Endeavors: Black in White Space with Special Consideration of the Stakes in Higher Education

In Black in White Space, Anderson brings his immense knowledge and ethnography to bear in this timely study of the racial barriers that are still firmly entrenched in our society at every class level. He focuses in on symbolic racism, a new form of racism in America caused by the stubbornly powerful stereotype of the ghetto embedded in the white imagination, which subconsciously connects all Black people with crime and poverty regardless of their social or economic position. White people typically avoid Black space, but Black people are required to navigate the “white space” as a condition of their existence. From Philadelphia street-corner conversations to Anderson’s own morning jogs through a Cape Cod vacation town, he probes a wealth of experiences to shed new light on how symbolic racism makes all Black people uniquely vulnerable to implicit bias in police stops and racial discrimination in our country.

An unwavering truthteller in our national conversation on race, Anderson has shared intimate and sharp insights into Black life for decades. Vital and eye-opening, Black in White Space will be a must-read for anyone hoping to understand the lived realities of Black people and the structural underpinnings of racism in America. 

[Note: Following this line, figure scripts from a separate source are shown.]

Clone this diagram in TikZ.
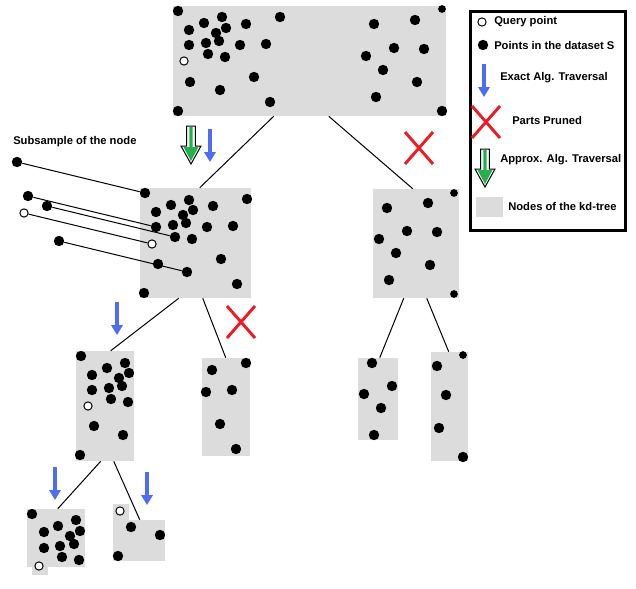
\documentclass[tikz,border=0pt]{standalone}
\usepackage{fontspec}
\setmainfont{Liberation Sans}
\usetikzlibrary{arrows.meta,calc,fit}
\definecolor{boxgray}{RGB}{220,220,220}
\definecolor{exactblue}{RGB}{77,109,243}
\definecolor{prunedred}{RGB}{237,28,36}
\definecolor{approxgreen}{RGB}{34,177,76}
\tikzset{
  kdnode/.style={fill=boxgray, inner sep=0pt},
  pointdot/.style={circle, fill=black, inner sep=0pt, minimum size=7.8pt},
  query/.style={circle, draw=black, fill=white, line width=0.75pt, inner sep=0pt, minimum size=6.2pt},
  treeedge/.style={line width=0.75pt},
  legtext/.style={font=\fontsize{8.4}{10}\selectfont\bfseries, anchor=base west, inner sep=0pt},
  legendbox/.style={draw=black, line width=2.25pt, fill=white, inner sep=0pt},
  exact/.pic={\draw[line width=2.3pt, exactblue, -{Triangle[width=8.5pt,length=7.5pt]}] (0,0) -- (0,33);},
  approx/.pic={
    \filldraw[fill=white, draw=black, line width=0.75pt] (-4.3,0) -- (4.3,0) -- (4.3,20) -- (10,20) -- (0,38) -- (-10,20) -- (-4.3,20) -- cycle;
    \fill[approxgreen] (-1.6,1) rectangle (1.6,21) (-7.5,21) -- (7.5,21) -- (0,35) -- cycle;},
  pruned/.pic={\draw[line width=2.2pt, prunedred] (-14,-16) -- (14,16) (-14,16) -- (14,-16);}
}

\begin{document}
\begin{tikzpicture}[x=0.75pt, y=-0.75pt]
  \useasboundingbox (0,0) rectangle (636,589);
  % kd-tree nodes
  \node[kdnode, fit={(173,6) (446,116)}] (root) {};
  \node[kdnode, fit={(140,188) (251,298)}] (n1) {};
  \node[kdnode, fit={(373,189) (459,298)}] (n2) {};
  \node[kdnode, fit={(76,351) (134,461)}] (n11) {};
  \node[kdnode, fit={(202,358) (250,456)}] (n12) {};
  \node[kdnode, fit={(358,358) (398,440)}] (n21) {};
  \node[kdnode, fit={(431,352) (468,461)}] (n22) {};
  \node[kdnode, fit={(27,509) (85,567)}] (n111) {};
  \node[kdnode, fit={(113,520) (165,561)}] (n112) {};
  \fill[boxgray] ($(n111.south west)+(5,0)$) rectangle +(16,8);
  \fill[boxgray] (n112.north west) rectangle +(16,-16);
  % tree edges
  \draw[treeedge] ($(root.south west)+(101,0)$) -- ($(n1.north west)+(60,0)$);
  \draw[treeedge] ($(root.south west)+(156,0)$) -- ($(n2.north west)+(40,0)$);
  \draw[treeedge] ($(n1.south west)+(39,0)$) -- ($(n11.north west)+(35,0)$);
  \draw[treeedge] ($(n1.south west)+(63,0)$) -- ($(n12.north west)+(24,0)$);
  \draw[treeedge] ($(n2.south west)+(31,0)$) -- ($(n21.north west)+(22,0)$);
  \draw[treeedge] ($(n2.south west)+(54,0)$) -- ($(n22.north west)+(18,0)$);
  \draw[treeedge] ($(n11.south west)+(25,0)$) -- ($(n111.north west)+(31,0)$);
  \draw[treeedge] ($(n11.south west)+(38,0)$) -- ($(n112.north west)+(27,0)$);
  % subsample of the node
  \node[legtext] (sub) at (13,144) {Subsample of the node};
  \node[pointdot] (s1) at (17,162) {};
  \node[pointdot] (s2) at (28,196) {};
  \node[pointdot] (s3) at (47,206) {};
  \node[query] (s4) at (24,213) {};
  \node[pointdot] (s5) at (59,241) {};
  \node[pointdot] (t1) at (145,193) {};
  \node[pointdot] (t2) at (156,227) {};
  \node[pointdot] (t3) at (175,237) {};
  \node[query] (q1) at (152,244) {};
  \node[pointdot] (t5) at (187,272) {};
  \draw[treeedge] (s1) -- (t1);
  \draw[treeedge] (s2) -- (t2);
  \draw[treeedge] (s3) -- (t3);
  \draw[treeedge] (s4) -- (q1);
  \draw[treeedge] (s5) -- (t5);
  % points of the dataset
  \foreach \x/\y in {178/11,222/17,280/17,204/23,189/30,226/28,246/24,216/33,374/24,415/20,
      189/45,206/43,219/41,240/45,266/44,394/48,424/49,366/56,208/54,225/57,383/70,190/82,
      254/77,417/82,220/90,376/97,270/102,178/111,442/111,
      247/199,171/205,189/200,213/206,156/212,193/210,183/215,173/225,186/223,207/227,
      233/226,192/239,221/259,158/264,237/284,144/293,
      387/208,428/203,407/231,437/232,379/239,396/253,430/265,389/280,
      81/356,125/363,107/368,92/375,129/373,119/378,122/386,109/388,92/390,111/399,
      128/402,94/426,123/435,80/455,
      212/370,246/363,206/392,232/390,220/424,236/449,
      372/363,392/386,364/394,381/408,374/435,
      437/366,446/395,439/428,463/457,
      32/514,76/520,58/526,44/532,80/531,70/536,74/544,60/546,44/548,62/557,79/560,
      131/527,160/535,118/556}
    \fill (\x,\y) circle[radius=3.9pt];
  \foreach \x/\y in {442/9,454/193,454/294,463/355}
    \fill (\x,\y) circle[radius=2.9pt];
  % query point in the nodes
  \node[query] (q0) at (184,61) {};
  \node[query] (q11) at (88,406) {};
  \node[query] (q111) at (39,566) {};
  \node[query] (q112) at (120,511) {};
  % traversals and pruning
  \pic at (191,126) {approx};
  \pic at (210,129) {exact};
  \pic at (419,148) {pruned};
  \pic at (117,302) {exact};
  \pic at (241,322) {pruned};
  \pic at (55,467) {exact};
  \pic at (147,472) {exact};
  % legend
  \node[legendbox, fit={(470.5,11.5) (625.5,230.5)}] (legend) {};
  \node[query] (lq) at (482,22) {};
  \node[legtext] (lqt) at (494,25) {Query point};
  \node[pointdot] (lp) at (483,45) {};
  \node[legtext] (lpt) at (494,49) {Points in the dataset S};
  \pic at (484,64) {exact};
  \node[legtext] (let) at (500,80) {Exact Alg. Traversal};
  \pic at (486,122) {pruned};
  \node[legtext] (lxt) at (512,124) {Parts Pruned};
  \pic at (485,149) {approx};
  \node[legtext] (lat) at (500,162) {Approx. Alg. Traversal};
  \node[kdnode, fit={(476,197) (503,217)}] (ln) {};
  \node[legtext] (lnt) at (508,210) {Nodes of the kd-tree};
\end{tikzpicture}
\end{document}
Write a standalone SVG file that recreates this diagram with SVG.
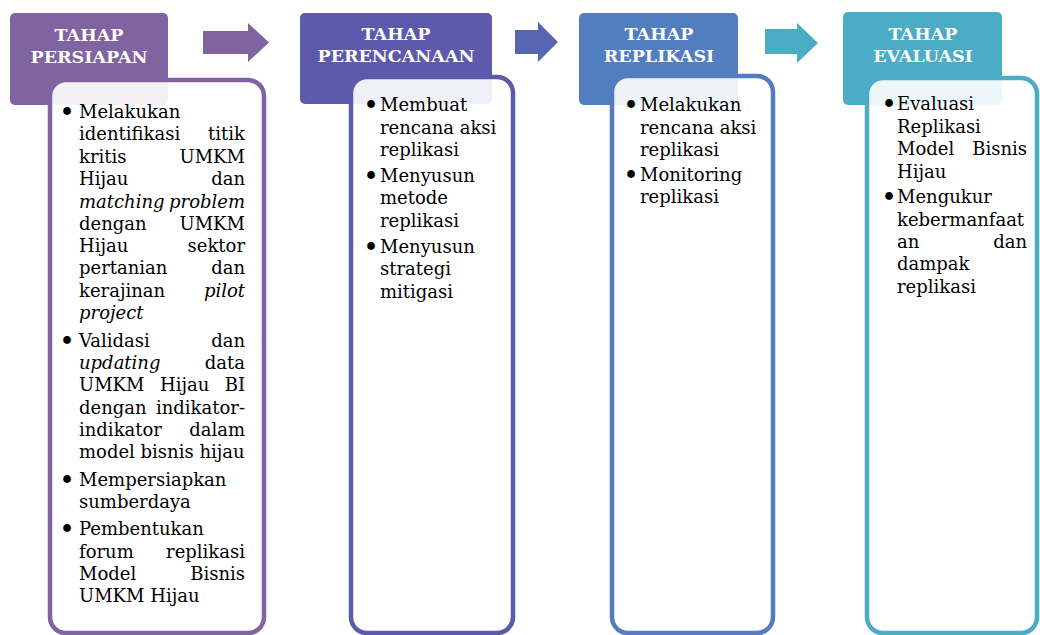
<svg xmlns="http://www.w3.org/2000/svg" width="1040" height="635" viewBox="0 0 1040 635">
  <style>
    .hd { font-family: "DejaVu Serif", "Liberation Serif", serif; font-weight: bold; font-size: 17.5px; fill: #ffffff; text-anchor: middle; }
    .tx { font-family: "DejaVu Serif", "Liberation Serif", serif; font-size: 18px; fill: #000000; }
    .bl { font-family: "DejaVu Serif", "Liberation Serif", serif; font-size: 22px; font-weight: bold; fill: #000000; text-anchor: middle; }
    .e { text-anchor: end; }
    .i { font-style: italic; }
    .panel { fill: #ffffff; fill-opacity: 0.9; stroke-width: 4.5; }
  </style>
  <rect width="1040" height="635" fill="#ffffff"/>

  <!-- flow arrows between stages -->
  <g id="connectors">
    <path d="M203,31 H248 V23 L269,42.5 L248,62 V54 H203 Z" fill="#8064A2"/>
    <path d="M515,30 H538 V22 L558,42 L538,62 V54 H515 Z" fill="#5765B3"/>
    <path d="M765,29 H797 V23 L818,43 L797,63 V54 H765 Z" fill="#4BACC6"/>
  </g>

  <!-- stage 1 -->
  <g id="tahap-persiapan">
    <rect x="10" y="13" width="158" height="92" rx="5" fill="#8064A2"/>
    <text class="hd" x="89" y="41">TAHAP</text>
    <text class="hd" x="89" y="63">PERSIAPAN</text>
    <rect class="panel" x="50" y="80" width="214" height="553" rx="16" stroke="#8064A2"/>
    <text class="bl" x="67" y="119">•</text>
    <text class="tx" x="79" y="118">Melakukan</text>
    <text class="tx" x="79" y="140">identifikasi</text><text class="tx e" x="245" y="140">titik</text>
    <text class="tx" x="79" y="163">kritis</text><text class="tx e" x="245" y="163">UMKM</text>
    <text class="tx" x="79" y="185">Hijau</text><text class="tx e" x="245" y="185">dan</text>
    <text class="tx i" x="79" y="208">matching</text><text class="tx i e" x="245" y="208">problem</text>
    <text class="tx" x="79" y="230">dengan</text><text class="tx e" x="245" y="230">UMKM</text>
    <text class="tx" x="79" y="252">Hijau</text><text class="tx e" x="245" y="252">sektor</text>
    <text class="tx" x="79" y="274">pertanian</text><text class="tx e" x="245" y="274">dan</text>
    <text class="tx" x="79" y="297">kerajinan</text><text class="tx i e" x="245" y="297">pilot</text>
    <text class="tx i" x="79" y="319">project</text>
    <text class="bl" x="67" y="347.5">•</text>
    <text class="tx" x="79" y="346.5">Validasi</text><text class="tx e" x="245" y="346.5">dan</text>
    <text class="tx i" x="79" y="369">updating</text><text class="tx e" x="245" y="369">data</text>
    <text class="tx" x="79" y="391">UMKM</text><text class="tx" x="160" y="391">Hijau</text><text class="tx e" x="245" y="391">BI</text>
    <text class="tx" x="79" y="413.5">dengan</text><text class="tx e" x="245" y="413.5">indikator-</text>
    <text class="tx" x="79" y="436">indikator</text><text class="tx e" x="245" y="436">dalam</text>
    <text class="tx" x="79" y="458">model bisnis hijau</text>
    <text class="bl" x="67" y="486.5">•</text>
    <text class="tx" x="79" y="485.5">Mempersiapkan</text>
    <text class="tx" x="79" y="508">sumberdaya</text>
    <text class="bl" x="67" y="536">•</text>
    <text class="tx" x="79" y="535">Pembentukan</text>
    <text class="tx" x="79" y="557.5">forum</text><text class="tx e" x="245" y="557.5">replikasi</text>
    <text class="tx" x="79" y="580">Model</text><text class="tx e" x="245" y="580">Bisnis</text>
    <text class="tx" x="79" y="602">UMKM Hijau</text>
  </g>

  <!-- stage 2 -->
  <g id="tahap-perencanaan">
    <rect x="300" y="13" width="192" height="91" rx="5" fill="#5D5AAC"/>
    <text class="hd" x="396" y="40">TAHAP</text>
    <text class="hd" x="396" y="62">PERENCANAAN</text>
    <rect class="panel" x="351" y="77" width="162" height="556" rx="16" stroke="#5D5AAC"/>
    <text class="bl" x="371" y="112">•</text>
    <text class="tx" x="380" y="111">Membuat</text>
    <text class="tx" x="380" y="133.5">rencana aksi</text>
    <text class="tx" x="380" y="156">replikasi</text>
    <text class="bl" x="371" y="182.5">•</text>
    <text class="tx" x="380" y="181.5">Menyusun</text>
    <text class="tx" x="380" y="204">metode</text>
    <text class="tx" x="380" y="226.5">replikasi</text>
    <text class="bl" x="371" y="253.5">•</text>
    <text class="tx" x="380" y="252.5">Menyusun</text>
    <text class="tx" x="380" y="275">strategi</text>
    <text class="tx" x="380" y="297.5">mitigasi</text>
  </g>

  <!-- stage 3 -->
  <g id="tahap-replikasi">
    <rect x="579" y="13" width="159" height="92" rx="5" fill="#527DC0"/>
    <text class="hd" x="659" y="40">TAHAP</text>
    <text class="hd" x="659" y="62">REPLIKASI</text>
    <rect class="panel" x="612" y="76" width="161" height="557" rx="16" stroke="#527DC0"/>
    <text class="bl" x="631" y="112">•</text>
    <text class="tx" x="640" y="111">Melakukan</text>
    <text class="tx" x="640" y="133.5">rencana aksi</text>
    <text class="tx" x="640" y="156">replikasi</text>
    <text class="bl" x="631" y="181.5">•</text>
    <text class="tx" x="640" y="180.5">Monitoring</text>
    <text class="tx" x="640" y="203">replikasi</text>
  </g>

  <!-- stage 4 -->
  <g id="tahap-evaluasi">
    <rect x="843" y="12" width="159" height="93" rx="5" fill="#4BACC6"/>
    <text class="hd" x="923" y="40">TAHAP</text>
    <text class="hd" x="923" y="62">EVALUASI</text>
    <rect class="panel" x="867" y="78" width="170" height="555" rx="16" stroke="#4BACC6"/>
    <text class="bl" x="889" y="111">•</text>
    <text class="tx" x="897" y="110">Evaluasi</text>
    <text class="tx" x="897" y="132.5">Replikasi</text>
    <text class="tx" x="897" y="155">Model</text><text class="tx e" x="1027" y="155">Bisnis</text>
    <text class="tx" x="897" y="177.5">Hijau</text>
    <text class="bl" x="889" y="204">•</text>
    <text class="tx" x="897" y="203">Mengukur</text>
    <text class="tx" x="897" y="225.5">kebermanfaat</text>
    <text class="tx" x="897" y="248">an</text><text class="tx e" x="1027" y="248">dan</text>
    <text class="tx" x="897" y="270">dampak</text>
    <text class="tx" x="897" y="292.5">replikasi</text>
  </g>
</svg>
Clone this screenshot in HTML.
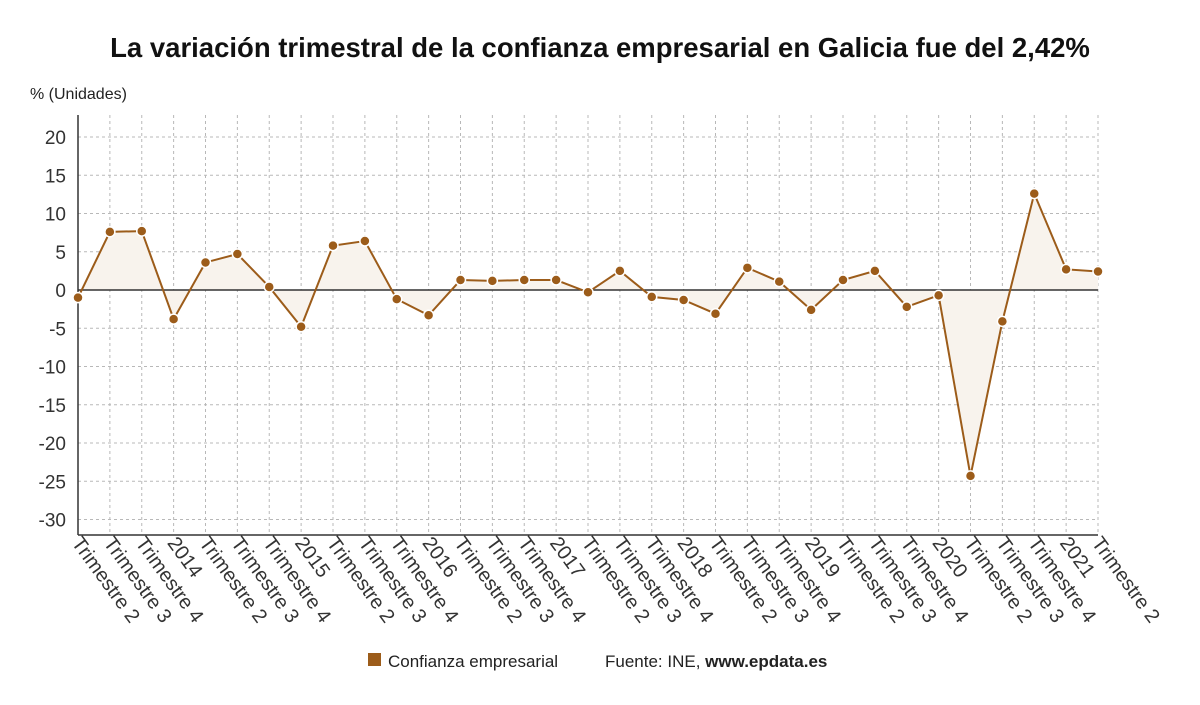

Elijah Anderson is the Sterling Professor of Sociology and of African American Studies at Yale University, and one of the leading urban ethnographers in the United States. His publications include Code of the Street: Decency, Violence, and the Moral Life of the Inner City (1999), winner of the Komarovsky Award from the Eastern Sociological Society; Streetwise: Race, Class, and Change in an Urban Community (1990), winner of the American Sociological Association’s Robert E. Park Award for the best published book in the area of Urban Sociology; and the classic sociological work, A Place on the Corner(1978; 2nd ed., 2003). Anderson’s most recent ethnographic work, The Cosmopolitan Canopy: Race and Civility in Everyday Life, was published by WW Norton in 2011. Additionally, Professor Anderson is the recipient of the 2017 Merit Award from the Eastern Sociological Society and three prestigious awards from the American Sociological Association, including the 2013 Cox-Johnson-Frazier Award, the 2018 W.E.B. DuBois Career of Distinguished Scholarship Award, and the 2021 Robert and Helen Lynd Award for Lifetime Achievement.  And, he is the 2021 winner of the Stockholm Prize in Criminology.